WHAT IS REQUIRED: Only the lines from the line containing "Emit a web page" to the line containing "const fontSize = 24;", with both of those lines, are to be repeated exactly. Leave the images out.

DATA PROVIDED:
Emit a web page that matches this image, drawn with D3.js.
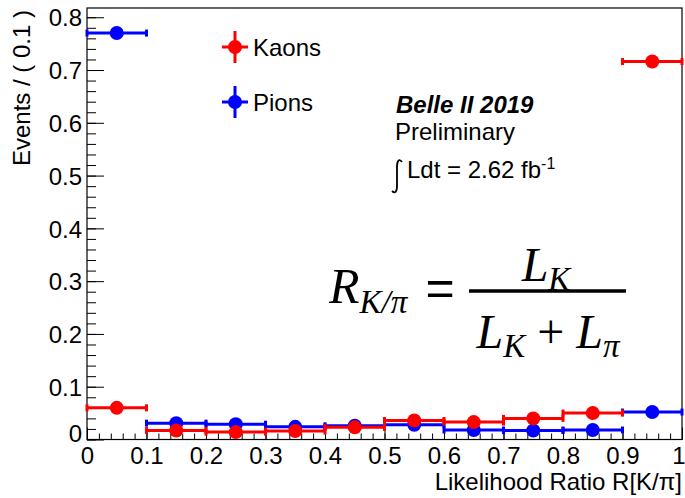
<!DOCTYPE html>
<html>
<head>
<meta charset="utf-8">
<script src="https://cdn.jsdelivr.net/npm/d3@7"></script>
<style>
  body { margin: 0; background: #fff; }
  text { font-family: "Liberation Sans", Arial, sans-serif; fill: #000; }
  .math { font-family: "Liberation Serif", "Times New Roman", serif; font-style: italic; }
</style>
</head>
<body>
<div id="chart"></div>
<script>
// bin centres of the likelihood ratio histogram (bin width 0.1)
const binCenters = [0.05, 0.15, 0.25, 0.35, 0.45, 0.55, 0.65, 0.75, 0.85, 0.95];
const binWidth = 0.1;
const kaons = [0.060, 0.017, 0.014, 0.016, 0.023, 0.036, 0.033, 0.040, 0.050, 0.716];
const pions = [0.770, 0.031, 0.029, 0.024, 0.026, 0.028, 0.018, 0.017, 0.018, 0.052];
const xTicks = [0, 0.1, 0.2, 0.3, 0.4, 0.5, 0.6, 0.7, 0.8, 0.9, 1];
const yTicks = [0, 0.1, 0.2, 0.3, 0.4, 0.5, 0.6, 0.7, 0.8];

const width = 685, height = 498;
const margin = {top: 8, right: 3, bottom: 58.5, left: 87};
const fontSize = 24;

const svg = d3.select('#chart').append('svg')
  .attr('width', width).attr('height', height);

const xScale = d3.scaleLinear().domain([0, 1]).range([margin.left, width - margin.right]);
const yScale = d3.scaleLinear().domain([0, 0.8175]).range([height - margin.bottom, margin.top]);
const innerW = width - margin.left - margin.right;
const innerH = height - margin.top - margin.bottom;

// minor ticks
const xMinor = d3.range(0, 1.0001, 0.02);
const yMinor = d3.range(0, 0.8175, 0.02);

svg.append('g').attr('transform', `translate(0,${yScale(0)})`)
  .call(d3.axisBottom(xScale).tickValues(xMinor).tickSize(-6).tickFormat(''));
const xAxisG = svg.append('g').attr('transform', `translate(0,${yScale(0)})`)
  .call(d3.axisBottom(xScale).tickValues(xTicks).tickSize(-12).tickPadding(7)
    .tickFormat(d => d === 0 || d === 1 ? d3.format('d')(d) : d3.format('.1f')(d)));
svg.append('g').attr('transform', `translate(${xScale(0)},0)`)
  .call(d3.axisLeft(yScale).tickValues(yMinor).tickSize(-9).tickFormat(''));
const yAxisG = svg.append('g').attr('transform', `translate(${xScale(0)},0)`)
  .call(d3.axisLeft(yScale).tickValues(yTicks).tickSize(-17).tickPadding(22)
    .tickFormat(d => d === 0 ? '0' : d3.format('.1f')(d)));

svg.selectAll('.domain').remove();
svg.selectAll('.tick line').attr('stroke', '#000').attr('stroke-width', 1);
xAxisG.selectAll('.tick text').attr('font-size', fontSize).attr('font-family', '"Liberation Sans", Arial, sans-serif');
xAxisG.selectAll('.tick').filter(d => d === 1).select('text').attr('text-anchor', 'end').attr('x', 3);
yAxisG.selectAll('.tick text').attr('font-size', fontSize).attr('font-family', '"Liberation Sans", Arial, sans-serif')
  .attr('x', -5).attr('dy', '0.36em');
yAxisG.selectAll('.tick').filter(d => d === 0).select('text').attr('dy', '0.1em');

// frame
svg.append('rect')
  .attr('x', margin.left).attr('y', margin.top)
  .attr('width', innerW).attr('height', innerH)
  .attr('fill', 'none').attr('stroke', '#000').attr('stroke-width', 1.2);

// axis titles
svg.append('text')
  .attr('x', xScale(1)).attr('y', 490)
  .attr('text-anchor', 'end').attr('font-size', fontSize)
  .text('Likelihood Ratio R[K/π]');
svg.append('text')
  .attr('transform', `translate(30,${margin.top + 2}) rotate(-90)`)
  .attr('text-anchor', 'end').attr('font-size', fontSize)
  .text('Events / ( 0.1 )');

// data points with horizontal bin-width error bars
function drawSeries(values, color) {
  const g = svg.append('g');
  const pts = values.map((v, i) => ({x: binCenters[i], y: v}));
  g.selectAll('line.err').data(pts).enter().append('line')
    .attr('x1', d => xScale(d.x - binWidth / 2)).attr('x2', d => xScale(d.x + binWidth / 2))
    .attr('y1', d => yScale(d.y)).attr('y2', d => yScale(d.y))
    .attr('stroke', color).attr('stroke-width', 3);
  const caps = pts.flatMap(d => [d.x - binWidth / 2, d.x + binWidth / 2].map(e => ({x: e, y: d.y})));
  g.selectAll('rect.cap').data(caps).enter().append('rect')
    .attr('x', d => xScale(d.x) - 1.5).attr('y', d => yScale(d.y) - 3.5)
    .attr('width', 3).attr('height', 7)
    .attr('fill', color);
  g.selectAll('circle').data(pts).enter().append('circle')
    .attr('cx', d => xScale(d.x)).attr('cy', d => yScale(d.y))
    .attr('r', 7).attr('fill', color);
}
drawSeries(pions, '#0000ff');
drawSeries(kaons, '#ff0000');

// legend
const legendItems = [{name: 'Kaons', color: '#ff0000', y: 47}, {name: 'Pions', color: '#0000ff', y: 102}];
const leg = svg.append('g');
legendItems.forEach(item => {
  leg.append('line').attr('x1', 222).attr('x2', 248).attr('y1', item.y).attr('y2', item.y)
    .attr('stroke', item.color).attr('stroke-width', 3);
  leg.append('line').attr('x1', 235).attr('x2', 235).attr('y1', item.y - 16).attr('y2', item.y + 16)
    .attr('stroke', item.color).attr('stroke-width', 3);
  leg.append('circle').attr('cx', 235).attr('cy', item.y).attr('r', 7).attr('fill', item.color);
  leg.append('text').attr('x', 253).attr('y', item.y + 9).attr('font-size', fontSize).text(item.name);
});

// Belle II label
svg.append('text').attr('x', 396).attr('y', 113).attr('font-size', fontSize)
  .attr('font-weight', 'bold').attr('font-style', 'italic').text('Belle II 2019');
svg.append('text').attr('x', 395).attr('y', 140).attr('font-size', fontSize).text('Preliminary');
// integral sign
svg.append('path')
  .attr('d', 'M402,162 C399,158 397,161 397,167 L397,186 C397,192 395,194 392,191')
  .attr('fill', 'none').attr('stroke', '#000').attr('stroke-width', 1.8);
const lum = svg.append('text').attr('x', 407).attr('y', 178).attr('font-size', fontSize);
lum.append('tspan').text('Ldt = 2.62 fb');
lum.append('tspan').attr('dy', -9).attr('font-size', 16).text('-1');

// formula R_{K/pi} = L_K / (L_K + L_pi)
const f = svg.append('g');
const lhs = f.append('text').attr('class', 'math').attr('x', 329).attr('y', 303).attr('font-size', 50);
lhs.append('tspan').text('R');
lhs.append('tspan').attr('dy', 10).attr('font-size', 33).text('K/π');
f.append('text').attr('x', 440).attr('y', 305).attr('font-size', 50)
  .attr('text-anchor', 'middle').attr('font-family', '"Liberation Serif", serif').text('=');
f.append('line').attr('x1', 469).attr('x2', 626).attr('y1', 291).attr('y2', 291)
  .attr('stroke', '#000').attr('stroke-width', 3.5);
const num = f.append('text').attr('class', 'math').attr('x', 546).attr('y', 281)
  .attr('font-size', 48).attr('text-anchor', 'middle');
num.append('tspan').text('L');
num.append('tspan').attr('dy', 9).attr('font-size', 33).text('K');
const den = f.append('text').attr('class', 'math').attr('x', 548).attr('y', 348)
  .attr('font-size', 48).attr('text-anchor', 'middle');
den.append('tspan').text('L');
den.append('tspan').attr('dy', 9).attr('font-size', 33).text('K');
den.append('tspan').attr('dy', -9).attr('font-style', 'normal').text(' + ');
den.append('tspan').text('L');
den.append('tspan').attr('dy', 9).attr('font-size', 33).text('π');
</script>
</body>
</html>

...

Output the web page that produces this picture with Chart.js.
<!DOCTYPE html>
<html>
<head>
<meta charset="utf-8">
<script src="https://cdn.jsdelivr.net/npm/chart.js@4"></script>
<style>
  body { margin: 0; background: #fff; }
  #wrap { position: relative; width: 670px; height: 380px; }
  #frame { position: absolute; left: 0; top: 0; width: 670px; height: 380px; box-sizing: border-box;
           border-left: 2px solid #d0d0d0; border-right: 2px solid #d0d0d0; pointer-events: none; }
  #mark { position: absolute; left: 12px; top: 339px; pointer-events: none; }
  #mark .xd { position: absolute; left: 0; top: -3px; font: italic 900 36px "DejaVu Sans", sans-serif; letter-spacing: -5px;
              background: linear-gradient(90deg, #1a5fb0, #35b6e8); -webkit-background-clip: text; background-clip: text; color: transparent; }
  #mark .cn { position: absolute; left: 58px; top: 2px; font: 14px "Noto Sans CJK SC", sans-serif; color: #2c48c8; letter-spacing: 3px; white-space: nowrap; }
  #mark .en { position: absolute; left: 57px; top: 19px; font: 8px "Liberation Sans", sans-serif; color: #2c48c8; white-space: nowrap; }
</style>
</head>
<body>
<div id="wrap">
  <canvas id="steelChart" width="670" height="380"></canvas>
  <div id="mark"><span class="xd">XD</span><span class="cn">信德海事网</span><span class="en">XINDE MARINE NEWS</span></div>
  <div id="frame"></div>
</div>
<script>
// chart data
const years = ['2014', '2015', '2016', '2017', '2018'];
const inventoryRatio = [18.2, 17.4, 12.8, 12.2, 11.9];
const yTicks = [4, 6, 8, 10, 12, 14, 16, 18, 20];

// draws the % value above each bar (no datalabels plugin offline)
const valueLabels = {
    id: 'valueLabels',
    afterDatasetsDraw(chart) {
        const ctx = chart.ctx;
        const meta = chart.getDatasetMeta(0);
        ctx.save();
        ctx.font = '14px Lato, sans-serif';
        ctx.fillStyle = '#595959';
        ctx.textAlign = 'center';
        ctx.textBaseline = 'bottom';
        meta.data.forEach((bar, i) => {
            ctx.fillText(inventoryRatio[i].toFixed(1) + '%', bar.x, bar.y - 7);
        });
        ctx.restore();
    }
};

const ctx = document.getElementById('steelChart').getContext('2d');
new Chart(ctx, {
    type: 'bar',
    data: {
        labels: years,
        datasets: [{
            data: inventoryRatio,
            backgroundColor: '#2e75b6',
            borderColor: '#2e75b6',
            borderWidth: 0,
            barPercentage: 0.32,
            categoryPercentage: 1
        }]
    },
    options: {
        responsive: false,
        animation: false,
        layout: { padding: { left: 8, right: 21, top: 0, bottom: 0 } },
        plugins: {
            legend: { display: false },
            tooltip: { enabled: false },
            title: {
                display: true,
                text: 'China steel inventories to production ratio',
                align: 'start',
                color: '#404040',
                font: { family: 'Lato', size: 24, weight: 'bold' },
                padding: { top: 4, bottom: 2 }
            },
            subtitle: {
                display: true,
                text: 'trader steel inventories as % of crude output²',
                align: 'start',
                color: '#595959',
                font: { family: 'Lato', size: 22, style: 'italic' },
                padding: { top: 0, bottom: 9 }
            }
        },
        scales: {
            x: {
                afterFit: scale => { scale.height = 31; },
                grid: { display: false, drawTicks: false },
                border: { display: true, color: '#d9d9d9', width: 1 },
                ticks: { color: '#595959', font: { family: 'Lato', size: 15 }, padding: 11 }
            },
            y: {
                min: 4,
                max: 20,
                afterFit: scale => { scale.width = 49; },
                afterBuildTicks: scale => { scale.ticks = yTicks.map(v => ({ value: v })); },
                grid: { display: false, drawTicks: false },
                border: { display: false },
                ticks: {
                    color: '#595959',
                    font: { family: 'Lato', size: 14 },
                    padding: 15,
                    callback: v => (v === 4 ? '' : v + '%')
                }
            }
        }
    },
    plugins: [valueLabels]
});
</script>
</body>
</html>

--

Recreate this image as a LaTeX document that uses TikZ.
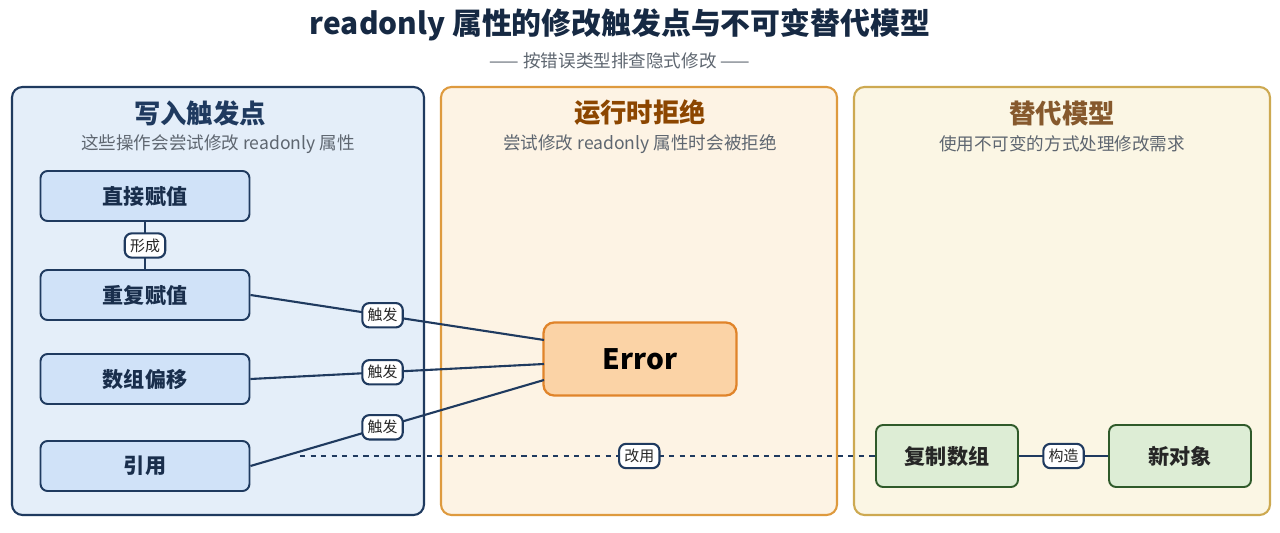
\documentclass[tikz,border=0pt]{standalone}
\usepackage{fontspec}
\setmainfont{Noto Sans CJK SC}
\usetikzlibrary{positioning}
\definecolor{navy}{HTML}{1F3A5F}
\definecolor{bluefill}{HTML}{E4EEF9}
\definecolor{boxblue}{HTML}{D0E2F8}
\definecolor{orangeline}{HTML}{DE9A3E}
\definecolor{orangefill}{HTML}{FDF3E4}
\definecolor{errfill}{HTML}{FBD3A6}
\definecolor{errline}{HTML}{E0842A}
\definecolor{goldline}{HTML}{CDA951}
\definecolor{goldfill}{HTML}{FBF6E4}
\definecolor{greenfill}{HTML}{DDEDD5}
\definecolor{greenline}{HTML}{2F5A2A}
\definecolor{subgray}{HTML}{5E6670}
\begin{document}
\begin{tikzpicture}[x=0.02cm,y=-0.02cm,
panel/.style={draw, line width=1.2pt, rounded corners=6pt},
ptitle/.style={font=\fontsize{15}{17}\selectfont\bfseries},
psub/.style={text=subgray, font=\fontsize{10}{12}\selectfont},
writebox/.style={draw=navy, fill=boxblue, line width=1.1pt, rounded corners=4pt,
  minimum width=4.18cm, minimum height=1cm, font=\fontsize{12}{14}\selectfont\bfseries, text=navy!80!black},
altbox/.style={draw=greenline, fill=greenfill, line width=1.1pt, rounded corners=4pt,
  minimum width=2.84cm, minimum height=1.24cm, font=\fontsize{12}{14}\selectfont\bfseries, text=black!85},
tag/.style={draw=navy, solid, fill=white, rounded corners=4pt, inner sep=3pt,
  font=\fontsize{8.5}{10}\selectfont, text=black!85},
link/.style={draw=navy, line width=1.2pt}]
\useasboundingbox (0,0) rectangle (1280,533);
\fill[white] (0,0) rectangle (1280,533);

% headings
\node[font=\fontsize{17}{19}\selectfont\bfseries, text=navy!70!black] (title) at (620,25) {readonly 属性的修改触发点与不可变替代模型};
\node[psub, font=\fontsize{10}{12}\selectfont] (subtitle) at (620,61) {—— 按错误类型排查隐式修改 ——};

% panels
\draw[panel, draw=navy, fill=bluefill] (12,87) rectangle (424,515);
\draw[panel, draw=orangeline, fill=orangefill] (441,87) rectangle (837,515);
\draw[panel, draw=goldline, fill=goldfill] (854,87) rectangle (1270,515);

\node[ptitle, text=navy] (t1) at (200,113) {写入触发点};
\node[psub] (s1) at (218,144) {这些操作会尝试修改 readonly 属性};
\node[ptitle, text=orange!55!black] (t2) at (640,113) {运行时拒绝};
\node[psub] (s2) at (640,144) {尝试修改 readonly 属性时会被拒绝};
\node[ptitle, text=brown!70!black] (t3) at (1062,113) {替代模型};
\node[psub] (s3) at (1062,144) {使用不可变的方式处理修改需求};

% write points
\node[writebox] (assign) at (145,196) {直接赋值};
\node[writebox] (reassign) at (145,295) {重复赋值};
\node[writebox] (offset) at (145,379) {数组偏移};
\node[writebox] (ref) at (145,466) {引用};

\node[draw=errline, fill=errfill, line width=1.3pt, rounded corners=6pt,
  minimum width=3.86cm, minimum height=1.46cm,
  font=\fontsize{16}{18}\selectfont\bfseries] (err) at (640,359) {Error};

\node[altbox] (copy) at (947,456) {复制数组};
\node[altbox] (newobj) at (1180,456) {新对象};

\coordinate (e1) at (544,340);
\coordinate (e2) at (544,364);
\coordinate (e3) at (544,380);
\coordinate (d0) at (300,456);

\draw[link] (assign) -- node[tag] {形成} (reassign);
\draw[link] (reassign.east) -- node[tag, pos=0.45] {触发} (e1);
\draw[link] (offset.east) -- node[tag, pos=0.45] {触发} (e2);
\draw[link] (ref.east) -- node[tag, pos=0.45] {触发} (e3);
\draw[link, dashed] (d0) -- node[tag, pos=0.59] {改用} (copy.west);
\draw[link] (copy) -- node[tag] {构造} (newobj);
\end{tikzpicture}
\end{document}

SOLUTION BELOW:
Emit a web page that matches this image, drawn with D3.js.
<!DOCTYPE html>
<html>
<head>
<meta charset="utf-8">
<script src="https://cdn.jsdelivr.net/npm/d3@7"></script>
<style>
  body { margin: 0; background: #fff; }
  text { font-family: "Liberation Sans", Arial, sans-serif; fill: #000; }
  .math { font-family: "Liberation Serif", "Times New Roman", serif; font-style: italic; }
</style>
</head>
<body>
<div id="chart"></div>
<script>
// bin centres of the likelihood ratio histogram (bin width 0.1)
const binCenters = [0.05, 0.15, 0.25, 0.35, 0.45, 0.55, 0.65, 0.75, 0.85, 0.95];
const binWidth = 0.1;
const kaons = [0.060, 0.017, 0.014, 0.016, 0.023, 0.036, 0.033, 0.040, 0.050, 0.716];
const pions = [0.770, 0.031, 0.029, 0.024, 0.026, 0.028, 0.018, 0.017, 0.018, 0.052];
const xTicks = [0, 0.1, 0.2, 0.3, 0.4, 0.5, 0.6, 0.7, 0.8, 0.9, 1];
const yTicks = [0, 0.1, 0.2, 0.3, 0.4, 0.5, 0.6, 0.7, 0.8];

const width = 685, height = 498;
const margin = {top: 8, right: 3, bottom: 58.5, left: 87};
const fontSize = 24;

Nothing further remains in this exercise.